Jen Psaki Says George Santos’ Mess Is Funny, but Mike Johnson’s ‘Dangerous’ Views Are the Real Problem | Video

The House speaker vouched for “The Revivalist Manifesto,” a book supporting conspiracy theories like Pizzagate

Jen Psaki

While a lot of attention has been paid to the recent expulsion of George Santos from Congress, MSNBC’s Jen Psaki said that more people need to focus on Speaker of the House Mike Johnson, “the man who is currently second in line for the presidency” and whom she said has views that are “dangerous.”

Psaki began, “As the scandal engulfing George Santos continues to get a whole lot of oxygen and a whole lot of attention, I think we need to spend less time talking about the no-name now ex-congressman from New York, who never had any real power to begin with, and certainly doesn’t now.”

Psaki then referenced a CNN report about “The Revivalist Manifesto,” a book that Johnson “wrote the foreword for and publicly promoted.”

She continued, “Now, this is a book, in case you haven’t read it — and you probably haven’t — that gives credence to baseless conspiracy theories like the Pizzagate hoax, which falsely claimed top Democrats were involved in a pedophile ring mysteriously in a pizzeria in Washington, D.C.”

“And it implies that Supreme Court Chief Justice John Roberts was connected to sex trafficker Jeffrey Epstein,” Psaki continued. “The book also defends podcaster Joe Rogan from racism charges after he used the ‘N’ word; repeatedly insults Transportation Secretary Pete Buttigieg, calling him a quote, ‘queer choice’ — very subtle there — for the cabinet position; and it refers to low-income voters as ‘unsophisticated.’”

“And in a foreword for this book propagating all of those awful things, Johnson wrote that the author, quote, ‘Presents a valuable and timely contribution … because he has managed here to articulate well what millions of conscientious, freedom-loving Americans are sensing,’” she continued.

“Now. I wouldn’t exactly call conspiracy theories and homophobic insults ‘valuable and timely,’ but apparently, our House speaker would,” Psaki said.

To make matters worse, she continued, Johnson “doubled down” on the book’s contents on the book’s podcast, where he said, “I obviously believe in the product, or I wouldn’t have written the foreword. So I endorse the work.”

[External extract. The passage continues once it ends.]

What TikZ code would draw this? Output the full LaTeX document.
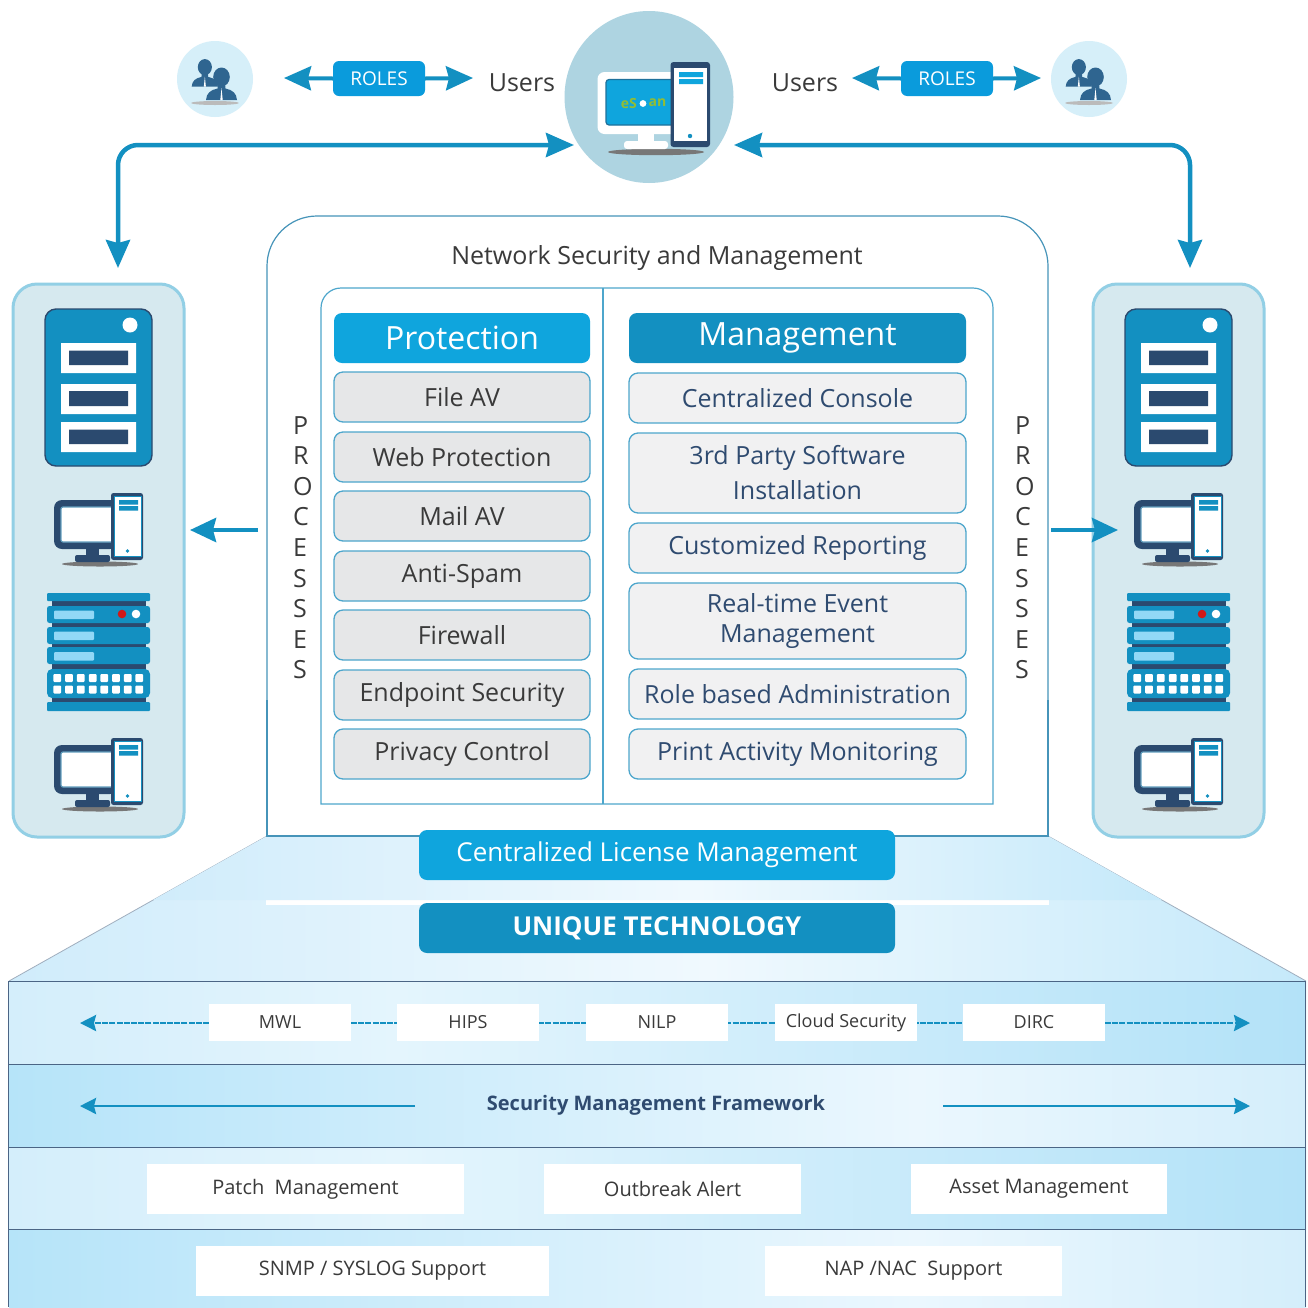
\documentclass[tikz,border=0pt]{standalone}
\usepackage{fontspec}
\setmainfont{Open Sans}
\usetikzlibrary{arrows.meta,shapes.geometric}
\definecolor{cdark}{HTML}{2B4A6F}
\definecolor{cblue}{HTML}{1390C1}
\definecolor{cbright}{HTML}{0FA5DD}
\definecolor{croles}{HTML}{0A9BDC}
\definecolor{cline}{HTML}{4DA6CC}
\definecolor{cbig}{HTML}{AED4E1}
\definecolor{csmall}{HTML}{D6EFF9}
\definecolor{cpanel}{HTML}{D6E9EF}
\definecolor{cpanelb}{HTML}{92CFE5}
\definecolor{cgreyA}{HTML}{E6E7E8}
\definecolor{cgreyB}{HTML}{F1F1F2}
\definecolor{ctext}{HTML}{3A3A3A}
\definecolor{cnavy}{HTML}{2F4B70}
\definecolor{cperson}{HTML}{2F6590}
\definecolor{cshadow}{HTML}{777777}
\definecolor{clight}{HTML}{92D8F6}
\definecolor{bA}{HTML}{D4EEFB}
\definecolor{bB}{HTML}{E4F5FD}
\definecolor{bC}{HTML}{B3E2F8}
\definecolor{bD}{HTML}{B6E4F9}
\definecolor{bE}{HTML}{EBF7FE}
\definecolor{tA}{HTML}{D0ECFB}
\definecolor{tB}{HTML}{F0F9FE}
\definecolor{tC}{HTML}{C5E9FA}
\pgfdeclarehorizontalshading{bandA}{100bp}{color(0bp)=(bA); color(25bp)=(bA); color(40bp)=(bB); color(75bp)=(bC); color(100bp)=(bC)}
\pgfdeclarehorizontalshading{bandB}{100bp}{color(0bp)=(bD); color(25bp)=(bD); color(60bp)=(bE); color(75bp)=(bA); color(100bp)=(bA)}
\pgfdeclarehorizontalshading{trapz}{100bp}{color(0bp)=(tA); color(25bp)=(tA); color(52bp)=(tB); color(75bp)=(tC); color(100bp)=(tC)}
\newcommand\fs[1]{\fontsize{#1}{#1}\selectfont}
\newcommand\bx[7]{\node[#6,minimum width={#4-#2},minimum height={#5-#3}] (#1) at ({(#2+#4)/2},{(#3+#5)/2}) {#7};}
\newcommand\deskicon[2]{\begin{scope}[shift={(#1,#2)}]
 \fill[cshadow] (100,564) ellipse [x radius=38,y radius=2.5];
 \fill[cdark] (86,548) rectangle (99,557);
 \fill[cdark,rounded corners=2pt] (75,555) rectangle (110,562);
 \fill[cdark,rounded corners=8pt] (54,500) rectangle (118,549);
 \filldraw[fill=white,draw=cdark!40!cblue!70!white,line width=1.2pt,rounded corners=2pt] (61,507) rectangle (118,542);
 \fill[cdark,rounded corners=2.5pt] (111,493) rectangle (143,560);
 \filldraw[fill=white,draw=cblue,line width=1pt] (114,496.5) rectangle (141,556.5);
 \fill[cblue] (119,500) rectangle (138,504.5) (119,506) rectangle (138,510.5);
 \fill[cblue] (127.5,551) circle [radius=1.8];
\end{scope}}
\newcommand\servericon[1]{\begin{scope}[shift={(#1,0)}]
 \filldraw[fill=cblue,draw=cdark,line width=1.4pt,rounded corners=11pt] (45,309) rectangle (152,466);
 \fill[white] (130,325) circle [radius=7.5];
 \fill[white] (61,343) rectangle (136,373) (61,384) rectangle (136,414) (61,422) rectangle (136,452);
 \fill[cdark] (69,350.5) rectangle (128,365) (69,391) rectangle (128,406) (69,429.5) rectangle (128,444);
\end{scope}}
\newcommand\rackicon[1]{\begin{scope}[shift={(#1,0)}]
 \fill[cdark] (52,600) rectangle (146,703);
 \fill[cblue,rounded corners=1pt] (47,593) rectangle (150,601);
 \fill[cblue,rounded corners=2.5pt] (47,606) rectangle (150,623) (47,627) rectangle (150,644) (47,647) rectangle (150,664);
 \fill[cblue,rounded corners=5pt] (47,669) rectangle (150,698);
 \fill[cblue,rounded corners=1pt] (47,702) rectangle (150,711);
 \fill[clight,rounded corners=1pt] (54,610.5) rectangle (94,619) (54,631.5) rectangle (94,640) (54,652) rectangle (94,660.5);
 \fill[red!80!black!90!white] (122,614) circle [radius=4.3];
 \fill[white] (136,614) circle [radius=4.3];
 \foreach \qx in {57.3,69,80.7,92.7,104.3,116,127.7,139.3}{
  \fill[white,rounded corners=1pt] (\qx-3.9,674) rectangle (\qx+3.9,682);
  \fill[white,rounded corners=1pt] (\qx-3.9,685.5) rectangle (\qx+3.9,693.5);}
\end{scope}}
\newcommand\onebody[2]{\begin{scope}[shift={(#1,#2)}]
 \fill[cperson] (0,-9) ellipse [x radius=8.3,y radius=9.5];
 \fill[cperson] (-3.5,-2) -- (-4,2.5) .. controls (-11,4) and (-15,7) .. (-15.5,14) -- (15.5,14) .. controls (15,7) and (11,4) .. (4,2.5) -- (3.5,-2) -- cycle;
 \fill[white] (0,2) -- (-1.2,14) -- (1.2,14) -- cycle;
\end{scope}}
\newcommand\personicon[1]{\begin{scope}[shift={(#1,0)}]
 \fill[cshadow!50!white] (215,103) ellipse [x radius=24,y radius=2];
 \begin{scope}[scale=0.85]\onebody{241}{88}\end{scope}
 \onebody{221.5}{86}
\end{scope}}
\tikzset{
 bigarrow/.style={draw=cblue,line width=4.5pt,{Stealth[length=28pt,width=24pt,inset=3pt]}-{Stealth[length=28pt,width=24pt,inset=3pt]}},
 midarrow/.style={draw=cblue,line width=4.5pt,-{Stealth[length=26pt,width=24pt,inset=3pt]}},
 rolearrow/.style={draw=cblue,line width=4pt,-{Stealth[length=27pt,width=24pt,inset=3pt]}},
 thinarrow/.style={draw=cblue,line width=2.6pt,-{Stealth[length=16pt,width=16pt,inset=2pt]}},
 rolebox/.style={fill=croles,rounded corners=6pt,text=white,inner sep=0pt,font=\fs{19}},
 usertext/.style={text=ctext,font=\fs{25},inner sep=0pt},
 headA/.style={fill=cbright,rounded corners=8pt,text=white,inner sep=0pt,font=\fs{32}},
 headB/.style={fill=cblue,rounded corners=8pt,text=white,inner sep=0pt,font=\fs{32}},
 itemA/.style={draw=cline,line width=1.3pt,fill=cgreyA,rounded corners=9pt,text=ctext,inner sep=0pt,font=\fs{25}},
 itemB/.style={draw=cline,line width=1.3pt,fill=cgreyB,rounded corners=9pt,text=cnavy,inner sep=0pt,align=center,font=\fontsize{25}{30}\selectfont},
 barA/.style={fill=cbright,rounded corners=8pt,text=white,inner sep=0pt,font=\fs{26}},
 barB/.style={fill=cblue,rounded corners=8pt,text=white,inner sep=0pt,font=\bfseries\fs{26}},
 whitetag/.style={fill=white,text=ctext,inner sep=0pt,font=\fs{18}},
 whitebox/.style={fill=white,text=ctext,inner sep=0pt,font=\fs{20}},
 band/.style={draw=cdark!85!white,line width=1pt},
}
\begin{document}
\begin{tikzpicture}[x=1pt,y=-1pt]
\useasboundingbox (0,0) rectangle (1308,1307);
\fill[white] (0,0) rectangle (1308,1307);
% top: central circle and user circles
\node[ellipse,fill=cbig,minimum width=169pt,minimum height=172pt,inner sep=0pt] (hub) at (649,97) {};
\node[circle,fill=csmall,minimum size=76pt,inner sep=0pt] (userL) at (215,79) {};
\node[circle,fill=csmall,minimum size=76pt,inner sep=0pt] (userR) at (1089,79) {};
\personicon{0}
\personicon{874}
% hub computer
\fill[cshadow] (656,152) ellipse [x radius=48,y radius=3.2];
\fill[white] (638,132) rectangle (654,143);
\fill[white,rounded corners=3pt] (624,141) rectangle (668,149);
\fill[white,rounded corners=7pt] (597.5,72) rectangle (680,134);
\filldraw[fill=cbright,draw=cdark!45!cblue,line width=1.2pt,rounded corners=3pt] (606,79.5) rectangle (680,125);
\node[text=yellow!60!green!85!black,font=\bfseries\fs{14},inner sep=0pt,anchor=east] (logoA) at (637,103) {eS};
\node[text=yellow!60!green!85!black,font=\bfseries\fs{14},inner sep=0pt,anchor=west] (logoB) at (648.5,103) {an};
\fill[white] (643,103.5) circle [radius=3.4];
\fill[cdark,rounded corners=3pt] (670.5,62) rectangle (710,147);
\fill[white] (673.5,68) rectangle (707,141);
\fill[cbright] (679,72) rectangle (703,77) (679,79) rectangle (703,84);
\fill[cblue] (690,136) circle [radius=2.2];
% roles
\bx{rolesL}{333}{61}{425}{96}{rolebox}{ROLES}
\bx{rolesR}{901}{61}{993}{96}{rolebox}{ROLES}
\coordinate (rLa) at (284,78); \coordinate (rLb) at (473,78);
\coordinate (rRa) at (852,78); \coordinate (rRb) at (1041,78);
\draw[rolearrow] (rolesL.west) -- (rLa);
\draw[rolearrow] (rolesL.east) -- (rLb);
\draw[rolearrow] (rolesR.west) -- (rRa);
\draw[rolearrow] (rolesR.east) -- (rRb);
\node[usertext] (usersL) at (522,83) {Users};
\node[usertext] (usersR) at (805,83) {Users};
% panels
\bx{panelL}{13}{284}{184}{837}{draw=cpanelb,fill=cpanel,line width=3pt,rounded corners=24pt}{}
\bx{panelR}{1093}{284}{1264}{837}{draw=cpanelb,fill=cpanel,line width=3pt,rounded corners=24pt}{}
\coordinate (hubL) at (574,145); \coordinate (hubR) at (734,145);
\coordinate (tipL) at (118,268); \coordinate (tipR) at (1190,268);
\draw[bigarrow,rounded corners=20pt] (tipL) |- (hubL);
\draw[bigarrow,rounded corners=20pt] (tipR) |- (hubR);
\foreach \ox in {0,1080}{
 \servericon{\ox}
 \deskicon{\ox}{0}
 \rackicon{\ox}
 \deskicon{\ox}{245}
}
% trapezoid and bands
\shade[shading=trapz] (267,836) -- (1048,836) -- (1306,981) -- (9,981) -- cycle;
\draw[cdark!45!white,line width=0.8pt] (267,836) -- (9,981) (1048,836) -- (1306,981);
\shade[shading=bandA] (9,981) rectangle (1306,1064);
\shade[shading=bandB] (9,1064) rectangle (1306,1147);
\shade[shading=bandA] (9,1147) rectangle (1306,1229);
\shade[shading=bandB] (9,1229) rectangle (1306,1307);
\draw[band] (8.5,1307) -- (8.5,981) -- (1305.5,981) -- (1305.5,1307);
\draw[band] (9,1064) -- (1306,1064) (9,1147) -- (1306,1147) (9,1229) -- (1306,1229);
% main box
\filldraw[fill=white,draw=cline!80!cdark,line width=1.2pt,rounded corners=50pt] (267,900) -- (267,216) -- (1048,216) -- (1048,900) [sharp corners] -- cycle;
\fill[white] (266,837) rectangle (1049,905);
\shade[shading=trapz] (267,836) -- (1048,836) -- (1162,900) -- (153,900) -- cycle;
\draw[cline!80!cdark,line width=1.2pt] (267,700) -- (267,836) -- (1048,836) -- (1048,700);
\node[text=ctext,font=\fs{25},inner sep=0pt] (title) at (657,258) {Network Security and Management};
\filldraw[fill=white,draw=cline,line width=1.2pt,rounded corners=20pt] (321,804) [sharp corners] -- (321,804) [rounded corners=20pt] -- (321,288) -- (993,288) [sharp corners] -- (993,804) -- cycle;
\draw[cline,line width=1.2pt] (603,288) -- (603,804);
\bx{protH}{334}{313}{590}{363}{headA}{Protection}
\bx{mgmtH}{629}{313}{966}{363}{headB}{Management}
\bx{p1}{334}{372}{590}{422}{itemA}{File AV}
\bx{p2}{334}{432}{590}{482}{itemA}{Web Protection}
\bx{p3}{334}{491}{590}{541}{itemA}{Mail AV}
\bx{p4}{334}{551}{590}{601}{itemA}{Anti-Spam}
\bx{p5}{334}{610}{590}{660}{itemA}{Firewall}
\bx{p6}{334}{670}{590}{720}{itemA}{Endpoint Security}
\bx{p7}{334}{729}{590}{779}{itemA}{Privacy Control}
\bx{m1}{629}{373}{966}{423}{itemB}{Centralized Console}
\bx{m2}{629}{433}{966}{513}{itemB}{3rd Party Software\\[5pt]Installation}
\bx{m3}{629}{523}{966}{573}{itemB}{Customized Reporting}
\bx{m4}{629}{583}{966}{659}{itemB}{Real-time Event\\Management}
\bx{m5}{629}{669}{966}{719}{itemB}{Role based Administration}
\bx{m6}{629}{729}{966}{779}{itemB}{Print Activity Monitoring}
\node[anchor=north west,align=left,inner sep=0pt,text=ctext,font=\fontsize{25}{30.6}\selectfont] (procL) at (293,416) {P\\R\\O\\C\\E\\S\\S\\E\\S};
\node[anchor=north west,align=left,inner sep=0pt,text=ctext,font=\fontsize{25}{30.6}\selectfont] (procR) at (1015,416) {P\\R\\O\\C\\E\\S\\S\\E\\S};
\coordinate (oLa) at (258,530); \coordinate (oLb) at (190,530);
\coordinate (oRa) at (1051,530); \coordinate (oRb) at (1118,530);
\draw[midarrow] (oLa) -- (oLb);
\draw[midarrow] (oRa) -- (oRb);
% bars
\bx{lic}{419}{830}{895}{880}{barA}{Centralized License Management}
\bx{uniq}{419}{903}{895}{953}{barB}{UNIQUE TECHNOLOGY}
% band 1
\coordinate (b1L) at (80,1023); \coordinate (b1R) at (1250,1023);
\draw[thinarrow,dash pattern=on 6pt off 1.2pt] (209,1023) -- (b1L);
\draw[thinarrow,dash pattern=on 6pt off 1.2pt] (1105,1023) -- (b1R);
\draw[draw=cblue,line width=2.6pt,dash pattern=on 6pt off 1.2pt] (351,1023) -- (963,1023);
\bx{t1}{209}{1004}{351}{1041}{whitetag}{MWL}
\bx{t2}{397}{1004}{539}{1041}{whitetag}{HIPS}
\bx{t3}{586}{1004}{728}{1041}{whitetag}{NILP}
\bx{t4}{775}{1004}{917}{1041}{whitetag}{Cloud Security}
\bx{t5}{963}{1004}{1105}{1041}{whitetag}{DIRC}
% band 2
\node[text=cnavy,font=\bfseries\fs{20},inner sep=0pt] (smf) at (656,1105) {Security Management Framework};
\coordinate (b2a) at (415,1106); \coordinate (b2b) at (80,1106);
\coordinate (b2c) at (943,1106); \coordinate (b2d) at (1250,1106);
\draw[thinarrow] (b2a) -- (b2b);
\draw[thinarrow] (b2c) -- (b2d);
% band 3 and 4
\bx{w1}{147}{1164}{464}{1214}{whitebox}{Patch\ \ Management}
\bx{w2}{544}{1164}{801}{1214}{whitebox}{Outbreak Alert}
\bx{w3}{911}{1164}{1167}{1214}{whitebox}{Asset Management}
\bx{w4}{196}{1246}{549}{1296}{whitebox}{SNMP / SYSLOG Support}
\bx{w5}{765}{1246}{1062}{1296}{whitebox}{NAP /NAC\ \ Support}
\end{tikzpicture}
\end{document}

“Mike Johnson’s views are dangerous,” Psaki insisted. “It doesn’t get much clearer than that. So even though all of the details surrounding George Santos are kind of funny and very salacious and a little weird, we all need to stop paying as much attention to Santos and start paying more attention to Mike Johnson. Trust me, it’s going to matter a whole lot more moving forward.”